=== DATASET EXTRACT ===

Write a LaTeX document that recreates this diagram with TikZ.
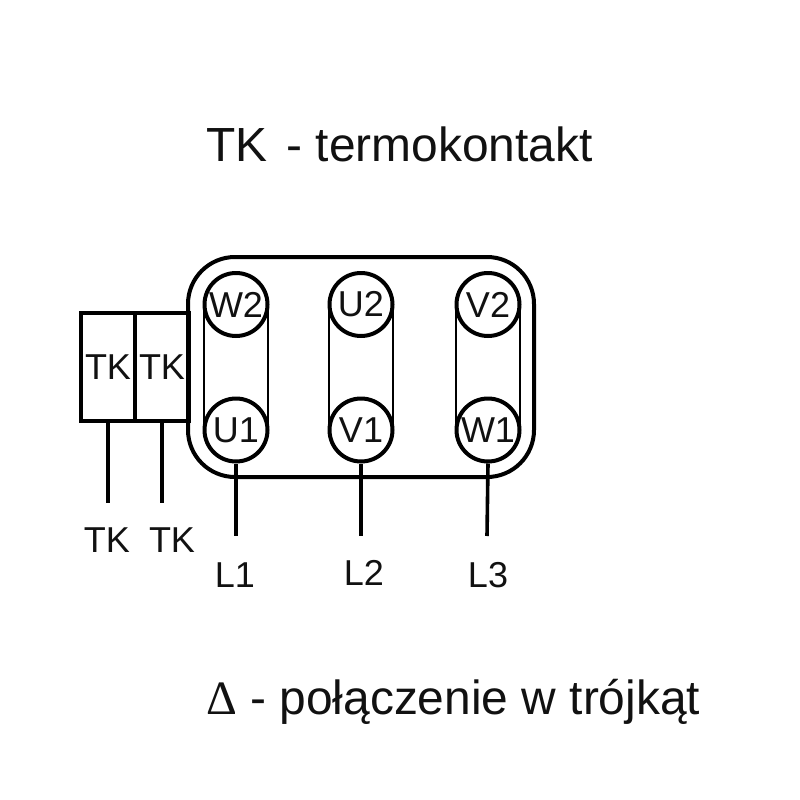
\documentclass[tikz,border=0pt]{standalone}
\usepackage{fontspec}
\setmainfont{Liberation Sans}
\newfontfamily\deltafont{Liberation Serif}
\definecolor{ink}{HTML}{111111}
\tikzset{
  x=1pt,y=-1pt,
  lead/.style={draw=black,line width=3.6pt},
  thinlink/.style={draw=black,line width=2.2pt},
  term/.style={circle,draw=black,line width=4pt,fill=white,minimum size=63pt,inner sep=0pt,text=ink,font=\fontsize{36}{36}\selectfont},
  tkbox/.style={rectangle,draw=black,line width=4pt,minimum width=54pt,minimum height=108pt,inner sep=0pt,text=ink,font=\fontsize{36}{36}\selectfont},
  lab/.style={inner sep=0pt,text=ink,font=\fontsize{36}{36}\selectfont},
  big/.style={inner sep=0pt,text=ink,anchor=base west,font=\fontsize{47.9}{48}\selectfont},
}
\begin{document}
\begin{tikzpicture}
\useasboundingbox (0,0) rectangle (800,800);
\fill[white] (0,0) rectangle (800,800);
\node[big] (title) at (206,161) {TK\hspace{6pt} - termokontakt};
\node[big] (legend) at (206,714) {{\deltafont Δ} - połączenie w trójkąt};
% housing
\node[rectangle,draw=black,line width=4pt,rounded corners=47pt,minimum width=346pt,minimum height=220pt,inner sep=0pt] (housing) at (361,367) {};
% thermal contacts
\node[tkbox] (tka) at (108,367) {};
\node[tkbox] (tkb) at (162,367) {};
\node[lab] at (tka) {TK};
\node[lab] at (tkb) {TK};
% free ends
\coordinate (e1) at (236,536);
\coordinate (e2) at (361,536);
\coordinate (e3) at (487,536);
\coordinate (t1) at (108,503);
\coordinate (t2) at (162,503);
\node[term] (W2) at (236,304.5) {W2};
\node[term] (U2) at (361,304.5) {U2};
\node[term] (V2) at (488,304.5) {V2};
\node[term] (U1) at (236,430) {U1};
\node[term] (V1) at (361,430) {V1};
\node[term] (W1) at (488,430) {W1};
\foreach \a/\b in {W2/U1,U2/V1,V2/W1}{
  \draw[thinlink] ([xshift=-1.5pt]\a.east) -- ([xshift=-1.5pt]\b.east);
  \draw[thinlink] ([xshift=1.5pt]\a.west) -- ([xshift=1.5pt]\b.west);
}
\draw[lead] (U1.south) -- (e1);
\draw[lead] (V1.south) -- (e2);
\draw[lead] (W1.south) -- (e3);
\draw[lead] (tka.south) -- (t1);
\draw[lead] (tkb.south) -- (t2);
\node[lab] (lt1) at (107,540) {TK};
\node[lab] (lt2) at (172,540) {TK};
\node[lab] (l1) at (235,575) {L1};
\node[lab] (l2) at (364,573) {L2};
\node[lab] (l3) at (488,575) {L3};
\end{tikzpicture}
\end{document}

=== WHAT YOU HAVE TO DO ===
Return to the listing above and set it down exactly, leaving out its pictures.

=== RESULT OF THE TASK ===
Write a LaTeX document that recreates this diagram with TikZ.
\documentclass[tikz,border=0pt]{standalone}
\usepackage{fontspec}
\setmainfont{Liberation Sans}
\newfontfamily\deltafont{Liberation Serif}
\definecolor{ink}{HTML}{111111}
\tikzset{
  x=1pt,y=-1pt,
  lead/.style={draw=black,line width=3.6pt},
  thinlink/.style={draw=black,line width=2.2pt},
  term/.style={circle,draw=black,line width=4pt,fill=white,minimum size=63pt,inner sep=0pt,text=ink,font=\fontsize{36}{36}\selectfont},
  tkbox/.style={rectangle,draw=black,line width=4pt,minimum width=54pt,minimum height=108pt,inner sep=0pt,text=ink,font=\fontsize{36}{36}\selectfont},
  lab/.style={inner sep=0pt,text=ink,font=\fontsize{36}{36}\selectfont},
  big/.style={inner sep=0pt,text=ink,anchor=base west,font=\fontsize{47.9}{48}\selectfont},
}
\begin{document}
\begin{tikzpicture}
\useasboundingbox (0,0) rectangle (800,800);
\fill[white] (0,0) rectangle (800,800);
\node[big] (title) at (206,161) {TK\hspace{6pt} - termokontakt};
\node[big] (legend) at (206,714) {{\deltafont Δ} - połączenie w trójkąt};
% housing
\node[rectangle,draw=black,line width=4pt,rounded corners=47pt,minimum width=346pt,minimum height=220pt,inner sep=0pt] (housing) at (361,367) {};
% thermal contacts
\node[tkbox] (tka) at (108,367) {};
\node[tkbox] (tkb) at (162,367) {};
\node[lab] at (tka) {TK};
\node[lab] at (tkb) {TK};
% free ends
\coordinate (e1) at (236,536);
\coordinate (e2) at (361,536);
\coordinate (e3) at (487,536);
\coordinate (t1) at (108,503);
\coordinate (t2) at (162,503);
\node[term] (W2) at (236,304.5) {W2};
\node[term] (U2) at (361,304.5) {U2};
\node[term] (V2) at (488,304.5) {V2};
\node[term] (U1) at (236,430) {U1};
\node[term] (V1) at (361,430) {V1};
\node[term] (W1) at (488,430) {W1};
\foreach \a/\b in {W2/U1,U2/V1,V2/W1}{
  \draw[thinlink] ([xshift=-1.5pt]\a.east) -- ([xshift=-1.5pt]\b.east);
  \draw[thinlink] ([xshift=1.5pt]\a.west) -- ([xshift=1.5pt]\b.west);
}
\draw[lead] (U1.south) -- (e1);
\draw[lead] (V1.south) -- (e2);
\draw[lead] (W1.south) -- (e3);
\draw[lead] (tka.south) -- (t1);
\draw[lead] (tkb.south) -- (t2);
\node[lab] (lt1) at (107,540) {TK};
\node[lab] (lt2) at (172,540) {TK};
\node[lab] (l1) at (235,575) {L1};
\node[lab] (l2) at (364,573) {L2};
\node[lab] (l3) at (488,575) {L3};
\end{tikzpicture}
\end{document}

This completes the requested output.